Подведем итог нашим комментариям словами Милана Кундеры из его статьи с замечательным подзаголовком: «Спасая Кафку от кафковедов»:
«Я вспоминаю один разговор с Габриэлем Гарсия Маркесом, состоявшийся двадцать лет назад; он сказал мне: „Именно Кафка заставил меня понять, что можно писать иначе“. Под этим „иначе“ он подразумевал выход за пределы вероятного. Не для того, чтобы, подобно романтикам, убежать от действительности, а для того, чтобы лучше схватить ее… Это он пробил брешь в стене вероятного, ту брешь, в которую за ним последовали многие, каждый по-своему: Феллини, Маркес, Фуэнтес… Рушди. И многие, многие другие»[57].

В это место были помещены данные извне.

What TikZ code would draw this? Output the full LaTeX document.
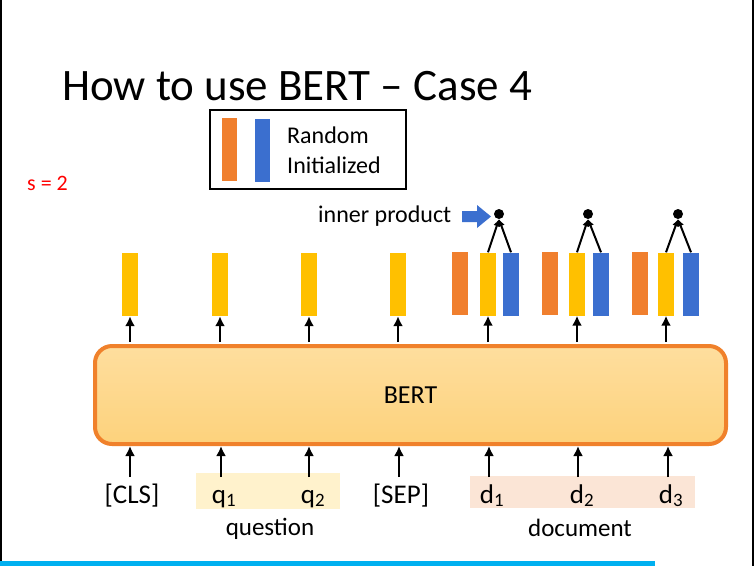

Выход за пределы вероятного комментировать трудно; неудивительно, что объяснения растянулись на восемь десятков лет — и продолжаются по сей день. Они небесполезны, но не будем забывать слова Кафки из его речи о еврейском языке: «Не ожидайте от объяснений поэзии никакой помощи». Поэзию каждый слышит, чувствует и понимает сам — так, как слышит, чувствует и понимает. Поэзия необъяснима, музыка необъяснима, необъясним Кафка. К нему есть только один подход, надежный и универсальный: чтение. Кафка может нравиться и может не нравиться, но он стоит того, чтобы его читать. У Хорхе Луиса Борхеса были основания сказать во время выступления в Буэнос-Айресе в 1977 году: «Кафка все еще дает нам шифр нашего времени»[58]. Шифрограмма остается непрочитанной, у времени чертовски сложный шифр, который со временем не становится проще. И поэтому сбудется прозвучавшее четверть века назад предсказание Борхеса: «Пока люди будут читать, они будут читать Кафку»[59].